= The problem =
Going through the material below, please gather all lines with the word "chart" in them.
-- Source records start --
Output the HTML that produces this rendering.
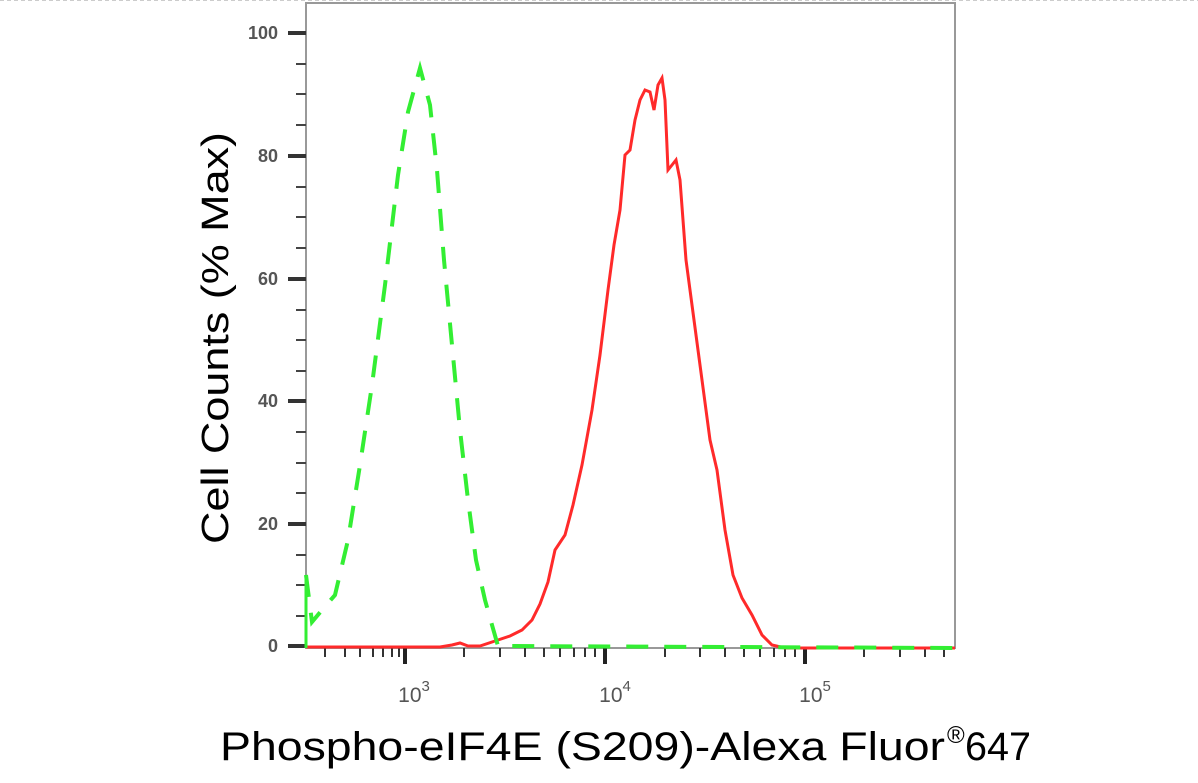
<!DOCTYPE html>
<html><head><meta charset="utf-8"><style>
html,body{margin:0;padding:0;background:#fff;}
svg{display:block}
</style></head><body>
<svg width="1198" height="783" viewBox="0 0 1198 783" xmlns="http://www.w3.org/2000/svg" font-family="Liberation Sans, sans-serif">
<line x1="0" y1="0.5" x2="1198" y2="0.5" stroke="#ccc" stroke-dasharray="4,3"/>
<rect x="306" y="3" width="649" height="645" fill="none" stroke="#999" stroke-width="2"/>
<g stroke="#333" stroke-width="4">
<line x1="288" y1="33" x2="306" y2="33"/><line x1="288" y1="156" x2="306" y2="156"/><line x1="288" y1="279" x2="306" y2="279"/><line x1="288" y1="401" x2="306" y2="401"/><line x1="288" y1="524" x2="306" y2="524"/><line x1="288" y1="646" x2="306" y2="646"/>
</g>
<g stroke="#444" stroke-width="2">
<line x1="296" y1="64" x2="306" y2="64"/><line x1="296" y1="94" x2="306" y2="94"/><line x1="296" y1="125" x2="306" y2="125"/>
<line x1="296" y1="187" x2="306" y2="187"/><line x1="296" y1="217" x2="306" y2="217"/><line x1="296" y1="248" x2="306" y2="248"/>
<line x1="296" y1="310" x2="306" y2="310"/><line x1="296" y1="340" x2="306" y2="340"/><line x1="296" y1="371" x2="306" y2="371"/>
<line x1="296" y1="432" x2="306" y2="432"/><line x1="296" y1="463" x2="306" y2="463"/><line x1="296" y1="493" x2="306" y2="493"/>
<line x1="296" y1="555" x2="306" y2="555"/><line x1="296" y1="585" x2="306" y2="585"/><line x1="296" y1="616" x2="306" y2="616"/>
</g>
<g font-size="18" font-weight="bold" fill="#555" text-anchor="end">
<text x="278" y="39">100</text><text x="278" y="162">80</text><text x="278" y="285">60</text><text x="278" y="407">40</text><text x="278" y="530">20</text><text x="278" y="652">0</text>
</g>
<g stroke="#333" stroke-width="2">
<line x1="325" y1="648" x2="325" y2="657"/><line x1="345" y1="648" x2="345" y2="657"/><line x1="360" y1="648" x2="360" y2="657"/><line x1="373" y1="648" x2="373" y2="657"/><line x1="383" y1="648" x2="383" y2="657"/><line x1="392" y1="648" x2="392" y2="657"/><line x1="399" y1="648" x2="399" y2="657"/>
<line x1="464" y1="648" x2="464" y2="657"/><line x1="500" y1="648" x2="500" y2="657"/><line x1="525" y1="648" x2="525" y2="657"/><line x1="544" y1="648" x2="544" y2="657"/><line x1="560" y1="648" x2="560" y2="657"/><line x1="574" y1="648" x2="574" y2="657"/><line x1="585" y1="648" x2="585" y2="657"/><line x1="595" y1="648" x2="595" y2="657"/>
<line x1="665" y1="648" x2="665" y2="657"/><line x1="700" y1="648" x2="700" y2="657"/><line x1="725" y1="648" x2="725" y2="657"/><line x1="744" y1="648" x2="744" y2="657"/><line x1="760" y1="648" x2="760" y2="657"/><line x1="774" y1="648" x2="774" y2="657"/><line x1="785" y1="648" x2="785" y2="657"/><line x1="795" y1="648" x2="795" y2="657"/>
<line x1="864" y1="648" x2="864" y2="657"/><line x1="900" y1="648" x2="900" y2="657"/><line x1="925" y1="648" x2="925" y2="657"/><line x1="944" y1="648" x2="944" y2="657"/>
</g>
<g stroke="#222" stroke-width="4">
<line x1="405" y1="648" x2="405" y2="664"/><line x1="605" y1="648" x2="605" y2="664"/><line x1="805" y1="648" x2="805" y2="664"/>
</g>
<g font-size="21" fill="#555" text-anchor="middle">
<text x="414" y="702">10<tspan font-size="15" dy="-11">3</tspan></text>
<text x="615" y="702">10<tspan font-size="15" dy="-11">4</tspan></text>
<text x="815" y="702">10<tspan font-size="15" dy="-11">5</tspan></text>
</g>
<path d="M306,647 L440,647 L452,645 L460,643 L468,646 L480,646 L495,641 L510,636 L522,630 L532,620 L540,604 L548,582 L555,550 L565,535 L573,505 L582,465 L592,410 L600,355 L608,290 L614,245 L620,210 L625,155 L630,150 L635,120 L640,100 L645,90 L650,92 L654,110 L658,85 L662,78 L665,100 L668,170 L672,165 L676,160 L680,180 L686,260 L694,320 L702,380 L710,440 L717,470 L725,530 L733,575 L742,598 L752,615 L762,635 L772,645 L785,648 L955,648" fill="none" stroke="#ff2a2a" stroke-width="3"/>
<path d="M306,575 L312,622 L322,610 L335,595 L348,540 L360,465 L372,385 L385,285 L398,175 L408,112 L420,68 L430,105 L437,170 L444,260 L452,345 L460,430 L468,500 L476,560 L485,600 L492,625 L498,646 L955,648" fill="none" stroke="#33ee33" stroke-width="4" stroke-dasharray="22,16"/>
<line x1="306" y1="575" x2="306" y2="648" stroke="#33ee33" stroke-width="3"/>
<text transform="translate(228,338) rotate(-90)" font-size="38" text-anchor="middle" fill="#000" textLength="412" lengthAdjust="spacingAndGlyphs">Cell Counts (% Max)</text>
<text x="220" y="760" font-size="40" fill="#000" textLength="725" lengthAdjust="spacingAndGlyphs">Phospho-eIF4E (S209)-Alexa Fluor</text>
<text x="947" y="743" font-size="24" fill="#000">®</text>
<text x="965" y="760" font-size="40" fill="#000" textLength="66" lengthAdjust="spacingAndGlyphs">647</text>
</svg>
</body></html>
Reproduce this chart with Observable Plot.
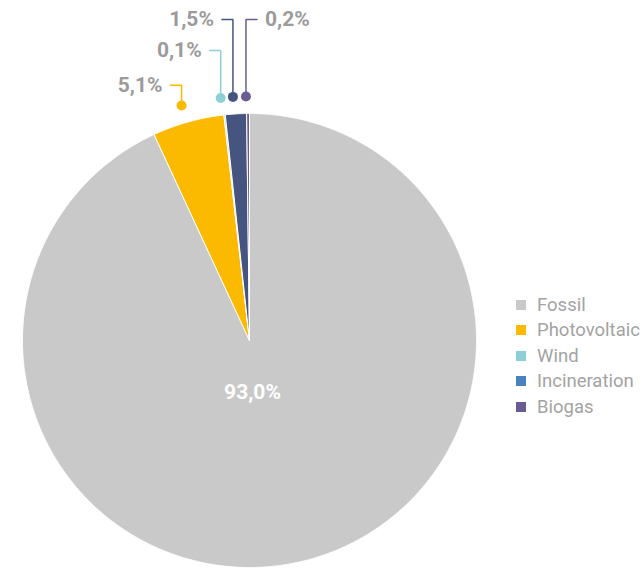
<!DOCTYPE html>
<html><head><meta charset="utf-8">
<script src="https://cdn.jsdelivr.net/npm/d3@7"></script>
<script src="https://cdn.jsdelivr.net/npm/@observablehq/plot@0.6"></script>
<style>
body{margin:0;background:#fff;font-family:Roboto,sans-serif;}
#wrap{position:relative;width:643px;height:569px;overflow:hidden;}
#legend{position:absolute;left:516px;top:292px;}
.item{display:flex;align-items:center;height:25.5px;font-size:18.5px;color:#a3a3a3;white-space:nowrap;}
.sw{width:10px;height:10px;margin-right:11px;flex:none;}
</style></head><body>
<div id="wrap"><div id="chart"></div><div id="legend"></div></div>
<script>
const categories = ["Fossil", "Photovoltaic", "Wind", "Incineration", "Biogas"];
const shares = [93.0, 5.1, 0.1, 1.5, 0.2];
const shareLabels = ["93,0%", "5,1%", "0,1%", "1,5%", "0,2%"];
const sliceColors = ["#c9c9c9", "#fbb900", "#8dcfd5", "#46557f", "#6b5b93"];
const legendColors = ["#c9c9c9", "#fbb900", "#8dcfd5", "#4a81bf", "#6b5b93"];
// leader layout for outside labels: elbow level (pie radii above centre) and side
const leaderLevel = [null, 1.125, 1.278, 1.414, 1.414];
const leaderSide = [0, -1, -1, -1, 1];

const W = 643, H = 569, R = 227, CX = 249, CY = 340;
const px = R; // pixels per unit radius

const arcs = d3.pie().sort(null).value(d => d)(shares);
const rows = arcs.map((a, i) => ({cat: categories[i], label: shareLabels[i], start: a.startAngle, end: a.endAngle, mid: (a.startAngle + a.endAngle) / 2, i}));

// slice outlines as closed polygons
const poly = [];
for (const r of rows) {
  poly.push({cat: r.cat, x: 0, y: 0});
  const n = Math.max(2, Math.ceil((r.end - r.start) / (Math.PI / 720)));
  for (let k = 0; k <= n; k++) {
    const a = r.start + (r.end - r.start) * k / n;
    poly.push({cat: r.cat, x: Math.sin(a), y: Math.cos(a)});
  }
  poly.push({cat: r.cat, x: 0, y: 0});
}

const dotR = 1.075;
const outside = rows.filter(r => leaderLevel[r.i] != null).map(r => {
  const dx = Math.sin(r.mid) * dotR, dy = Math.cos(r.mid) * dotR;
  const lvl = leaderLevel[r.i], side = leaderSide[r.i];
  return {...r, dx, dy, lvl, side, ex: dx + side * 11 / px, tx: dx + side * 19 / px};
});
const leaders = outside.flatMap(o => [
  {cat: o.cat, x: o.dx, y: o.dy},
  {cat: o.cat, x: o.dx, y: o.lvl},
  {cat: o.cat, x: o.ex, y: o.lvl}
]);

const inside = [rows[0]];
const shift = -2;

const chart = Plot.plot({
  width: W, height: H,
  margin: 0,
  x: {domain: [-CX / px, (W - CX) / px], axis: null},
  y: {domain: [(CY - H) / px, CY / px], axis: null},
  color: {domain: categories, range: sliceColors},
  style: {background: "transparent"},
  marks: [
    Plot.line(poly, {x: "x", y: "y", z: "cat", fill: "cat", stroke: "white", strokeWidth: 1, strokeLinejoin: "round", curve: "linear"}),
    Plot.line(leaders, {x: "x", y: "y", z: "cat", dx: shift, stroke: "cat", strokeWidth: 1.5, strokeLinejoin: "miter", curve: "linear"}),
    Plot.dot(outside, {x: "dx", y: "dy", dx: shift, r: 5, fill: "cat", stroke: null}),
    Plot.text(outside.filter(o => o.side < 0), {x: "tx", y: "lvl", dx: shift, text: "label", textAnchor: "end", fontFamily: "Roboto", fontWeight: "bold", fontSize: 21, fill: "#9b9b9b"}),
    Plot.text(outside.filter(o => o.side > 0), {x: "tx", y: "lvl", dx: shift, text: "label", textAnchor: "start", fontFamily: "Roboto", fontWeight: "bold", fontSize: 21, fill: "#9b9b9b"}),
    Plot.text(inside, {x: () => 0, y: () => -0.227, dx: 3, text: "label", fontFamily: "Roboto", fontWeight: "bold", fontSize: 21, fill: "white"})
  ]
});
document.getElementById("chart").appendChild(chart);

const legend = d3.select("#legend");
categories.forEach((c, i) => {
  const it = legend.append("div").attr("class", "item");
  it.append("div").attr("class", "sw").style("background", legendColors[i]);
  it.append("span").text(c);
});
</script>
</body></html>
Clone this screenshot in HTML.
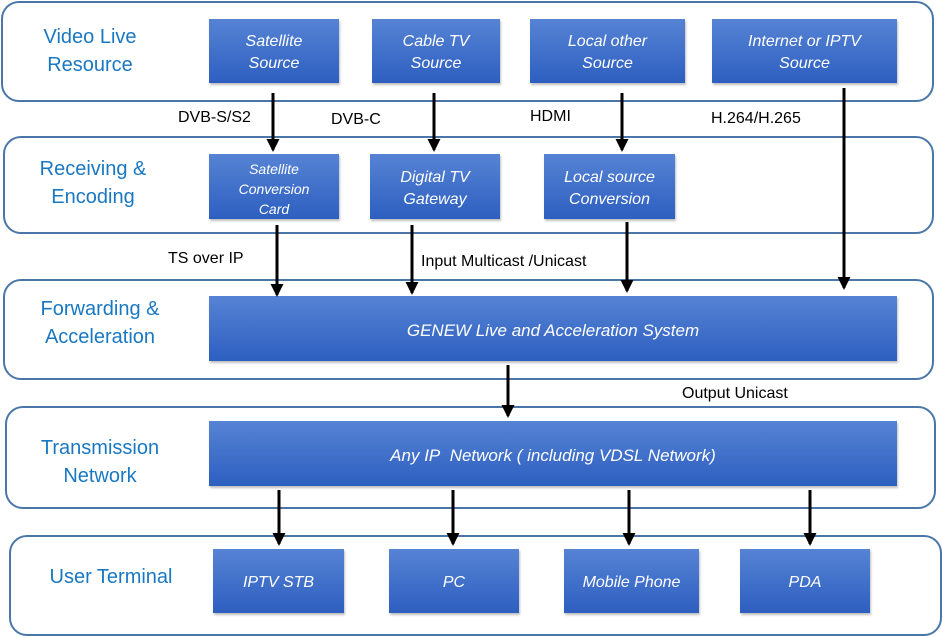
-- Source records end --
= Correct result =
Reproduce this chart with Observable Plot.
<div id="wrap"><div id="chart"></div><div id="legend"></div></div>
const chart = Plot.plot({
document.getElementById("chart").appendChild(chart);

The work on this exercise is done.